To date, however, Berklee police officers have not been issued nor have they carried firearms on duty. Berklee is one of only a few colleges in the Boston area that is not currently armed. Given the realities of campus policing in 2017, Massachusetts Department of Higher Education and industrywide recommended best practices, and the character, professionalism, training, and experience of Berklee Public Safety officers, the college’s leadership has determined that it is in the best interest of our community that our police officers be armed. This will better enable the department to provide the level of service and protection the Berklee community needs and deserves.  

But regardless of the agency or location, an officer’s firearm is just one tool in a much larger kit intended to enable officers to better meet the great challenge and responsibility of protecting a community. Like all other agencies throughout the country, Public Safety’s most powerful tool continues to be community policing initiatives designed to promote organizational strategies supporting community/law enforcement partnerships and problem-solving techniques without reliance on force. Toward that, Berklee’s officers—who are already very experienced and extensively trained—will receive supplemental training. As part of this commitment to training, Public Safety will

  • Develop a formal continuing training program for our officers, in which all armed department members will receive ongoing training in all areas relevant to the responsibility for carrying firearms on duty—as is the case with any other law enforcement agency—and they will be required to qualify with accuracy and frequency scores exceeding those of even the Massachusetts Municipal Police Training Committee.
  • Provide ongoing training in what it means to be a community police officer, in general and as applied to our community. Berklee is fortunate to have a very diverse community—it’s core to our success—and that has been a very important factor in the development of our training program. We thank our colleagues in Human Resources and Diversity and Inclusion for their assistance in developing specialized training modules to support this effort.

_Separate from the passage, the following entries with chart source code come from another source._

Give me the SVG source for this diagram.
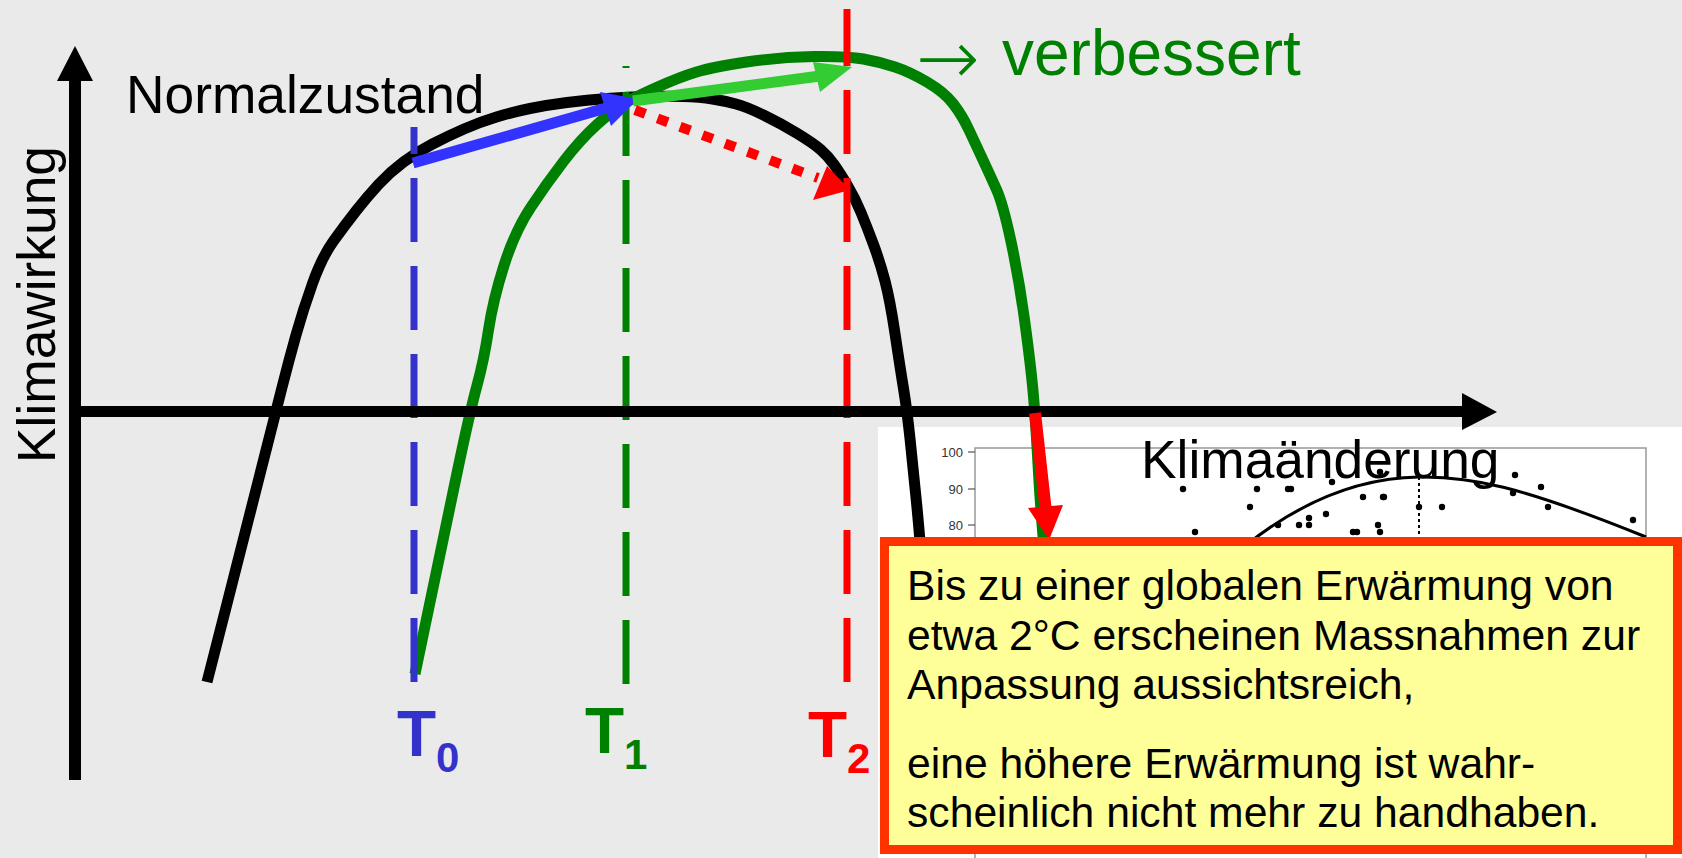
<svg xmlns="http://www.w3.org/2000/svg" width="1682" height="858" viewBox="0 0 1682 858">
<style>
  text { font-family: "Liberation Sans", Arial, sans-serif; }
  .curve { fill: none; stroke-width: 11; stroke-linejoin: round; stroke-linecap: butt; }
  .vdash { fill: none; stroke-width: 7; stroke-dasharray: 64 24; }
  .tick { font-size: 13px; fill: #333; text-anchor: end; }
  .box { font-size: 42.67px; fill: #000; }
  .tl { font-size: 64px; font-weight: bold; }
  .ts { font-size: 42px; font-weight: bold; }
</style>
<rect x="0" y="0" width="1682" height="858" fill="#eaeaea"/>

<g id="inset">
  <rect x="878" y="427" width="804" height="431" fill="#ffffff"/>
  <path d="M975,875 V448 H1646 V875" fill="none" stroke="#999" stroke-width="1.5"/>
  <g stroke="#555" stroke-width="1.2">
    <line x1="968" y1="452" x2="975" y2="452"/>
    <line x1="968" y1="489" x2="975" y2="489"/>
    <line x1="968" y1="525" x2="975" y2="525"/>
  </g>
  <text class="tick" x="963" y="457">100</text>
  <text class="tick" x="963" y="494">90</text>
  <text class="tick" x="963" y="530">80</text>
  <line x1="1419" y1="477" x2="1419" y2="560" stroke="#000" stroke-width="2" stroke-dasharray="3 3"/>
  <path d="M1245,546 C1290,510 1350,478 1419,477 C1470,476 1520,486 1646,537" fill="none" stroke="#000" stroke-width="3"/>
  <g fill="#000">
    <circle cx="1183" cy="489" r="3.2"/><circle cx="1250" cy="507" r="3.2"/>
    <circle cx="1257" cy="489" r="3.2"/><circle cx="1288" cy="489" r="3.2"/>
    <circle cx="1291" cy="489" r="3.2"/><circle cx="1195" cy="532" r="3.2"/>
    <circle cx="1278" cy="525" r="3.2"/><circle cx="1299" cy="525" r="3.2"/>
    <circle cx="1309" cy="525" r="3.2"/><circle cx="1309" cy="518" r="3.2"/>
    <circle cx="1326" cy="514" r="3.2"/><circle cx="1332" cy="482" r="3.2"/>
    <circle cx="1363" cy="497" r="3.2"/><circle cx="1384" cy="497" r="3.2"/>
    <circle cx="1378" cy="525" r="3.2"/><circle cx="1380" cy="532" r="3.2"/>
    <circle cx="1353" cy="532" r="3.2"/><circle cx="1357" cy="532" r="3.2"/>
    <circle cx="1380" cy="472" r="3.2"/><circle cx="1419" cy="507" r="3.2"/>
    <circle cx="1442" cy="507" r="3.2"/><circle cx="1515" cy="475" r="3.2"/>
    <circle cx="1513" cy="493" r="3.2"/><circle cx="1541" cy="487" r="3.2"/>
    <circle cx="1548" cy="507" r="3.2"/><circle cx="1633" cy="520" r="3.2"/>
    <circle cx="1383" cy="497" r="3.2"/>
  </g>
</g>

<g id="curve-normal">
  <path class="curve" stroke="#000" d="M207,682 L224.5,613.5 Q242,545 259,478 Q276,411 282.5,385.5 Q289,360 296,335 Q303,310 312.5,283.5 Q322,257 333.5,241 Q345,225 356,211 Q367,197 378.5,184.5 Q390,172 403.5,162 Q417,152 432.5,144 Q448,136 464,129 Q480,122 496.5,117 Q513,112 530,108.5 Q547,105 567,102.5 Q587,100 607,98.5 Q627,97 646,96.5 Q665,96 682.5,96.5 Q700,97 712.5,99 Q725,101 736,104 Q747,107 763.5,115 Q780,123 796.5,133 Q813,143 820.5,149.5 Q828,156 834,164.5 Q840,173 847.5,185.5 Q855,198 861,212.5 Q867,227 873.5,244.5 Q880,262 885,281 Q890,300 895,333.5 Q900,367 903.5,388.5 Q907,410 910,438.5 Q913,467 916.5,502.5 Q920,538 922,569 L924,600"/>
</g>

<g id="curve-improved">
  <path class="curve" stroke="#008000" d="M415,674 L429,607 Q443,540 456.5,475.5 Q470,411 477,385.5 Q484,360 488.5,330 Q493,300 504,265.5 Q515,231 531,207 Q547,183 563.5,161.5 Q580,140 596.5,125 Q613,110 623,104 Q633,98 656.5,87.5 Q680,77 696.5,72 Q713,67 746.5,62 Q780,57 813.5,56.5 Q847,56 863.5,59 Q880,62 895,67 Q910,72 927,82 Q944,92 953,103.5 Q962,115 969,130 Q976,145 983,160 Q990,175 996.5,189.5 Q1003,204 1011,241.5 Q1019,279 1024.5,319.5 Q1030,360 1032.5,385.5 Q1035,411 1037.5,455.5 Q1040,500 1042.5,530 L1045,560"/>
</g>

<g id="marks">
  <line class="vdash" stroke="#3333cc" x1="414" y1="127" x2="414" y2="682" stroke-dashoffset="37"/>
  <line class="vdash" stroke="#008000" x1="626" y1="66" x2="626" y2="688" stroke-dashoffset="62"/>
  <line class="vdash" stroke="#ff0000" x1="847" y1="9" x2="847" y2="682" stroke-dashoffset="7"/>
</g>

<g id="axes">
  <line x1="75" y1="780" x2="75" y2="78" stroke="#000" stroke-width="12"/>
  <polygon points="75,46 57,81 93,81" fill="#000"/>
  <line x1="69" y1="411.5" x2="1465" y2="411.5" stroke="#000" stroke-width="11"/>
  <polygon points="1497,412 1462,393 1462,430" fill="#000"/>
</g>

<g id="connectors">
  <line x1="413" y1="163" x2="606" y2="108" stroke="#3333ff" stroke-width="11"/>
  <polygon points="638,99 600,92 611,126" fill="#3333ff"/>
  <line x1="633" y1="101" x2="820" y2="76" stroke="#33cc33" stroke-width="11"/>
  <polygon points="852,67 813,62 820,92" fill="#33cc33"/>
  <line x1="635" y1="110" x2="818" y2="178" stroke="#ff0000" stroke-width="10" stroke-dasharray="11 13"/>
  <polygon points="850,190 813,200 827,166" fill="#ff0000"/>
  <line x1="1035" y1="413" x2="1046" y2="512" stroke="#ff0000" stroke-width="12"/>
  <polygon points="1049,540 1028,508 1063,505" fill="#ff0000"/>
</g>

<g id="labels">
  <text x="126" y="113" font-size="53.3">Normalzustand</text>
  <text x="916" y="75" font-size="64" fill="#008000"><tspan font-family="DejaVu Sans" font-weight="200" font-size="76" y="84">→</tspan><tspan x="1002" y="75">verbessert</tspan></text>
  <text transform="translate(55,463) rotate(-90)" font-size="53.3">Klimawirkung</text>
  <text x="1141" y="478" font-size="53.3">Klimaänderung</text>
  <text fill="#3333cc"><tspan class="tl" x="397" y="756">T</tspan><tspan class="ts" x="436" y="772">0</tspan></text>
  <text fill="#008000"><tspan class="tl" x="585" y="753">T</tspan><tspan class="ts" x="624" y="769">1</tspan></text>
  <text fill="#ff0000"><tspan class="tl" x="808" y="757">T</tspan><tspan class="ts" x="847" y="773">2</tspan></text>
</g>

<g id="note">
  <rect x="884.5" y="541.5" width="793" height="308" fill="#ffff99" stroke="#ff3300" stroke-width="9"/>
  <text class="box" x="907" y="600">Bis zu einer globalen Erwärmung von</text>
  <text class="box" x="907" y="649.5">etwa 2°C erscheinen Massnahmen zur</text>
  <text class="box" x="907" y="699">Anpassung aussichtsreich,</text>
  <text class="box" x="907" y="777.5">eine höhere Erwärmung ist wahr-</text>
  <text class="box" x="907" y="827">scheinlich nicht mehr zu handhaben.</text>
</g>
</svg>
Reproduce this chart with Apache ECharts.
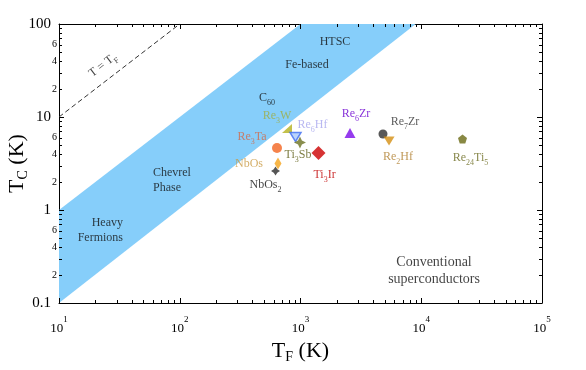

Since we introduced our new public safety model in 2015, we have received very positive feedback about our team and our effectiveness from the Berklee community and from our neighbors. We appreciate the great effort, collaboration, trust, and community that have helped to build our new Public Safety Department, and we look forward to expanding upon this great partnership of shared responsibility for our community’s public safety and quality of life for years to come.  

We have held two town meetings on the Berklee College of Music campus to give the community a chance to hear our plans and ask questions. We will hold two more town meetings on the Boston Conservatory at Berklee campus on:

  • April 21, 2017, at 10:00 a.m. in the Opera Hall at 8 The Fenway, 4th floor.
  • April 26, 2017, at 4:00 p.m. in the Houston Hall at 8 The Fenway, 1st floor.

Please plan to attend one of these meetings if your schedule permits.